— start —

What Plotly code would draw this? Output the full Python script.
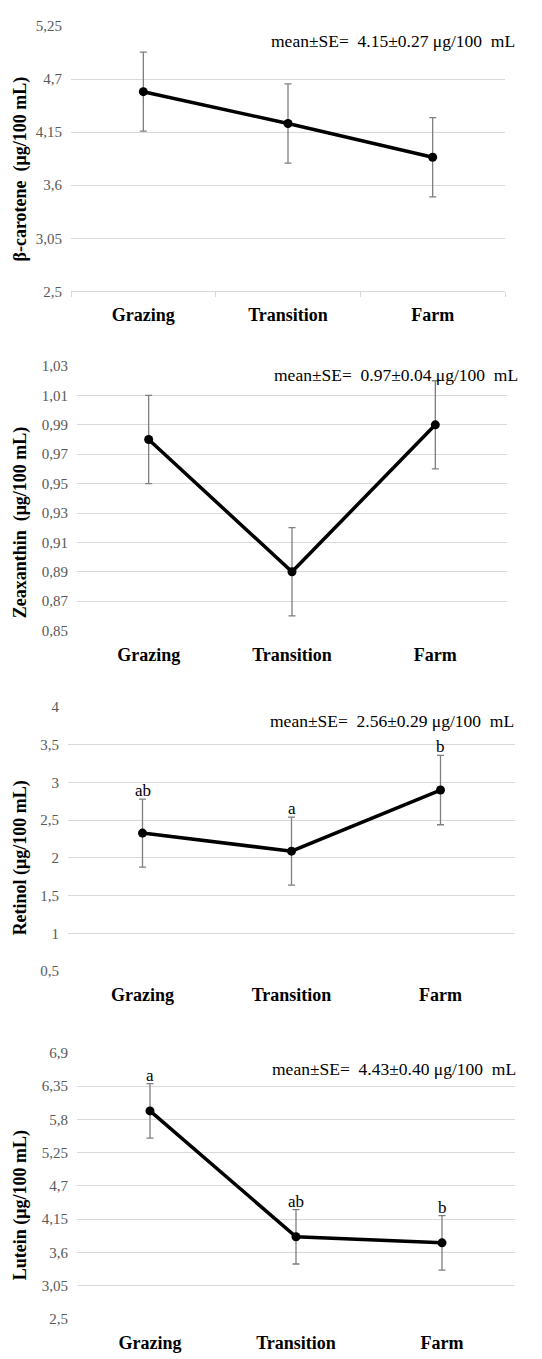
import plotly.graph_objects as go

W, H = 542, 1359

categories = ["Grazing", "Transition", "Farm"]

beta_carotene = [4.57, 4.24, 3.89]
beta_carotene_se = [0.41, 0.41, 0.41]
beta_ticks = [2.5, 3.05, 3.6, 4.15, 4.7, 5.25]
beta_ticktext = ["2,5", "3,05", "3,6", "4,15", "4,7", "5,25"]

zeaxanthin = [0.98, 0.89, 0.99]
zeaxanthin_se = [0.03, 0.03, 0.03]
zea_ticks = [0.85, 0.87, 0.89, 0.91, 0.93, 0.95, 0.97, 0.99, 1.01, 1.03]
zea_ticktext = ["0,85", "0,87", "0,89", "0,91", "0,93", "0,95", "0,97", "0,99", "1,01", "1,03"]

retinol = [2.33, 2.09, 2.90]
retinol_se = [0.45, 0.45, 0.46]
retinol_letters = ["ab", "a", "b"]
ret_ticks = [0.5, 1, 1.5, 2, 2.5, 3, 3.5, 4]
ret_ticktext = ["0,5", "1", "1,5", "2", "2,5", "3", "3,5", "4"]

lutein = [5.94, 3.86, 3.76]
lutein_se = [0.45, 0.45, 0.45]
lutein_letters = ["a", "ab", "b"]
lut_ticks = [2.5, 3.05, 3.6, 4.15, 4.7, 5.25, 5.8, 6.35, 6.9]
lut_ticktext = ["2,5", "3,05", "3,6", "4,15", "4,7", "5,25", "5,8", "6,35", "6,9"]

titles = ["β-carotene  (μg/100 mL)", "Zeaxanthin  (μg/100 mL)",
          "Retinol (μg/100 mL)", "Lutein (μg/100 mL)"]
summaries = ["mean±SE=\u00a0 4.15±0.27 μg/100\u00a0 mL",
             "mean±SE=\u00a0 0.97±0.04 μg/100\u00a0 mL",
             "mean±SE=\u00a0 2.56±0.29 μg/100\u00a0 mL",
             "mean±SE=\u00a0 4.43±0.40 μg/100\u00a0 mL"]

# layout geometry in pixels (left, right, top, bottom), title center y, summary (right x, center y)
panels = [
    dict(y=beta_carotene, e=beta_carotene_se, tv=beta_ticks, tt=beta_ticktext, letters=None,
         box=(71, 505, 18.3, 286.7), tcy=163, sx=517, sy=33, axisline=True),
    dict(y=zeaxanthin, e=zeaxanthin_se, tv=zea_ticks, tt=zea_ticktext, letters=None,
         box=(77, 507, 362.3, 630), tcy=521, sx=520, sy=371, axisline=False),
    dict(y=retinol, e=retinol_se, tv=ret_ticks, tt=ret_ticktext, letters=retinol_letters,
         box=(68, 515, 707.3, 974.7), tcy=860, sx=516, sy=722, axisline=False),
    dict(y=lutein, e=lutein_se, tv=lut_ticks, tt=lut_ticktext, letters=lutein_letters,
         box=(77, 515, 1057.3, 1326.7), tcy=1212, sx=518, sy=1074, axisline=False),
]

SERIF = "Liberation Serif"
GRID = "#d9d9d9"

fig = go.Figure()
annotations = []
for i, p in enumerate(panels, start=1):
    sfx = "" if i == 1 else str(i)
    l, r, t, b = p["box"]
    fig.add_trace(go.Scatter(
        x=categories, y=p["y"], mode="lines+markers",
        line=dict(color="black", width=3.5),
        marker=dict(color="black", size=9),
        error_y=dict(type="data", array=p["e"], visible=True,
                     color="#7f7f7f", thickness=1.3, width=3.5),
        xaxis="x" + sfx, yaxis="y" + sfx, showlegend=False, cliponaxis=False,
        hoverinfo="skip",
    ))
    fig.update_layout(**{
        "xaxis" + sfx: dict(
            domain=[l / W, r / W], anchor="y" + sfx, type="category",
            range=[-0.5, 2.5], showgrid=False, zeroline=False,
            showline=p["axisline"], linecolor=GRID, linewidth=1,
            ticks="outside" if p["axisline"] else "", tickson="boundaries",
            ticklen=5, tickcolor=GRID,
            tickfont=dict(family=SERIF, size=18, color="black", weight="bold"),
            ticklabelstandoff=7 if p["axisline"] else 11,
        ),
        "yaxis" + sfx: dict(
            domain=[1 - b / H, 1 - t / H], anchor="x" + sfx,
            range=[p["tv"][0], p["tv"][-1]], tickvals=p["tv"], ticktext=p["tt"],
            showgrid=True, gridcolor=GRID, gridwidth=1, zeroline=False,
            showline=False, ticks="",
            tickfont=dict(family=SERIF, size=15, color="#595959"),
            ticklabelstandoff=8,
        ),
    })
    annotations.append(dict(
        text="<b>" + titles[i - 1] + "</b>", xref="paper", yref="paper",
        x=20.5 / W, y=1 - p["tcy"] / H, textangle=-90, showarrow=False,
        xanchor="center", yanchor="middle",
        font=dict(family=SERIF, size=18, color="black"),
    ))
    annotations.append(dict(
        text=summaries[i - 1], xref="paper", yref="paper",
        x=p["sx"] / W, y=1 - p["sy"] / H, showarrow=False,
        xanchor="right", yanchor="middle",
        font=dict(family=SERIF, size=17.5, color="black"),
    ))
    if p["letters"]:
        for c, v, e, s in zip(categories, p["y"], p["e"], p["letters"]):
            annotations.append(dict(
                text=s, xref="x" + sfx, yref="y" + sfx, x=c, y=v + e,
                showarrow=False, xanchor="center", yanchor="bottom", yshift=-3,
                font=dict(family=SERIF, size=17, color="black"),
            ))

fig.update_layout(
    width=W, height=H, margin=dict(l=0, r=0, t=0, b=0),
    paper_bgcolor="white", plot_bgcolor="white",
    annotations=annotations, hovermode=False,
)

fig.write_html("out.html", config={"displayModeBar": False},
               post_script="document.body.style.margin='0';document.body.style.overflow='hidden';")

— end —

**TASK REQUIREMENTS:** Each line of the material must be retyped exactly, except that images are omitted.

**ANSWER FOR THIS EXERCISE:**
What Plotly code would draw this? Output the full Python script.
import plotly.graph_objects as go

W, H = 542, 1359

categories = ["Grazing", "Transition", "Farm"]

beta_carotene = [4.57, 4.24, 3.89]
beta_carotene_se = [0.41, 0.41, 0.41]
beta_ticks = [2.5, 3.05, 3.6, 4.15, 4.7, 5.25]
beta_ticktext = ["2,5", "3,05", "3,6", "4,15", "4,7", "5,25"]

zeaxanthin = [0.98, 0.89, 0.99]
zeaxanthin_se = [0.03, 0.03, 0.03]
zea_ticks = [0.85, 0.87, 0.89, 0.91, 0.93, 0.95, 0.97, 0.99, 1.01, 1.03]
zea_ticktext = ["0,85", "0,87", "0,89", "0,91", "0,93", "0,95", "0,97", "0,99", "1,01", "1,03"]

retinol = [2.33, 2.09, 2.90]
retinol_se = [0.45, 0.45, 0.46]
retinol_letters = ["ab", "a", "b"]
ret_ticks = [0.5, 1, 1.5, 2, 2.5, 3, 3.5, 4]
ret_ticktext = ["0,5", "1", "1,5", "2", "2,5", "3", "3,5", "4"]

lutein = [5.94, 3.86, 3.76]
lutein_se = [0.45, 0.45, 0.45]
lutein_letters = ["a", "ab", "b"]
lut_ticks = [2.5, 3.05, 3.6, 4.15, 4.7, 5.25, 5.8, 6.35, 6.9]
lut_ticktext = ["2,5", "3,05", "3,6", "4,15", "4,7", "5,25", "5,8", "6,35", "6,9"]

titles = ["β-carotene  (μg/100 mL)", "Zeaxanthin  (μg/100 mL)",
          "Retinol (μg/100 mL)", "Lutein (μg/100 mL)"]
summaries = ["mean±SE=\u00a0 4.15±0.27 μg/100\u00a0 mL",
             "mean±SE=\u00a0 0.97±0.04 μg/100\u00a0 mL",
             "mean±SE=\u00a0 2.56±0.29 μg/100\u00a0 mL",
             "mean±SE=\u00a0 4.43±0.40 μg/100\u00a0 mL"]

# layout geometry in pixels (left, right, top, bottom), title center y, summary (right x, center y)
panels = [
    dict(y=beta_carotene, e=beta_carotene_se, tv=beta_ticks, tt=beta_ticktext, letters=None,
         box=(71, 505, 18.3, 286.7), tcy=163, sx=517, sy=33, axisline=True),
    dict(y=zeaxanthin, e=zeaxanthin_se, tv=zea_ticks, tt=zea_ticktext, letters=None,
         box=(77, 507, 362.3, 630), tcy=521, sx=520, sy=371, axisline=False),
    dict(y=retinol, e=retinol_se, tv=ret_ticks, tt=ret_ticktext, letters=retinol_letters,
         box=(68, 515, 707.3, 974.7), tcy=860, sx=516, sy=722, axisline=False),
    dict(y=lutein, e=lutein_se, tv=lut_ticks, tt=lut_ticktext, letters=lutein_letters,
         box=(77, 515, 1057.3, 1326.7), tcy=1212, sx=518, sy=1074, axisline=False),
]

SERIF = "Liberation Serif"
GRID = "#d9d9d9"

fig = go.Figure()
annotations = []
for i, p in enumerate(panels, start=1):
    sfx = "" if i == 1 else str(i)
    l, r, t, b = p["box"]
    fig.add_trace(go.Scatter(
        x=categories, y=p["y"], mode="lines+markers",
        line=dict(color="black", width=3.5),
        marker=dict(color="black", size=9),
        error_y=dict(type="data", array=p["e"], visible=True,
                     color="#7f7f7f", thickness=1.3, width=3.5),
        xaxis="x" + sfx, yaxis="y" + sfx, showlegend=False, cliponaxis=False,
        hoverinfo="skip",
    ))
    fig.update_layout(**{
        "xaxis" + sfx: dict(
            domain=[l / W, r / W], anchor="y" + sfx, type="category",
            range=[-0.5, 2.5], showgrid=False, zeroline=False,
            showline=p["axisline"], linecolor=GRID, linewidth=1,
            ticks="outside" if p["axisline"] else "", tickson="boundaries",
            ticklen=5, tickcolor=GRID,
            tickfont=dict(family=SERIF, size=18, color="black", weight="bold"),
            ticklabelstandoff=7 if p["axisline"] else 11,
        ),
        "yaxis" + sfx: dict(
            domain=[1 - b / H, 1 - t / H], anchor="x" + sfx,
            range=[p["tv"][0], p["tv"][-1]], tickvals=p["tv"], ticktext=p["tt"],
            showgrid=True, gridcolor=GRID, gridwidth=1, zeroline=False,
            showline=False, ticks="",
            tickfont=dict(family=SERIF, size=15, color="#595959"),
            ticklabelstandoff=8,
        ),
    })
    annotations.append(dict(
        text="<b>" + titles[i - 1] + "</b>", xref="paper", yref="paper",
        x=20.5 / W, y=1 - p["tcy"] / H, textangle=-90, showarrow=False,
        xanchor="center", yanchor="middle",
        font=dict(family=SERIF, size=18, color="black"),
    ))
    annotations.append(dict(
        text=summaries[i - 1], xref="paper", yref="paper",
        x=p["sx"] / W, y=1 - p["sy"] / H, showarrow=False,
        xanchor="right", yanchor="middle",
        font=dict(family=SERIF, size=17.5, color="black"),
    ))
    if p["letters"]:
        for c, v, e, s in zip(categories, p["y"], p["e"], p["letters"]):
            annotations.append(dict(
                text=s, xref="x" + sfx, yref="y" + sfx, x=c, y=v + e,
                showarrow=False, xanchor="center", yanchor="bottom", yshift=-3,
                font=dict(family=SERIF, size=17, color="black"),
            ))

fig.update_layout(
    width=W, height=H, margin=dict(l=0, r=0, t=0, b=0),
    paper_bgcolor="white", plot_bgcolor="white",
    annotations=annotations, hovermode=False,
)

fig.write_html("out.html", config={"displayModeBar": False},
               post_script="document.body.style.margin='0';document.body.style.overflow='hidden';")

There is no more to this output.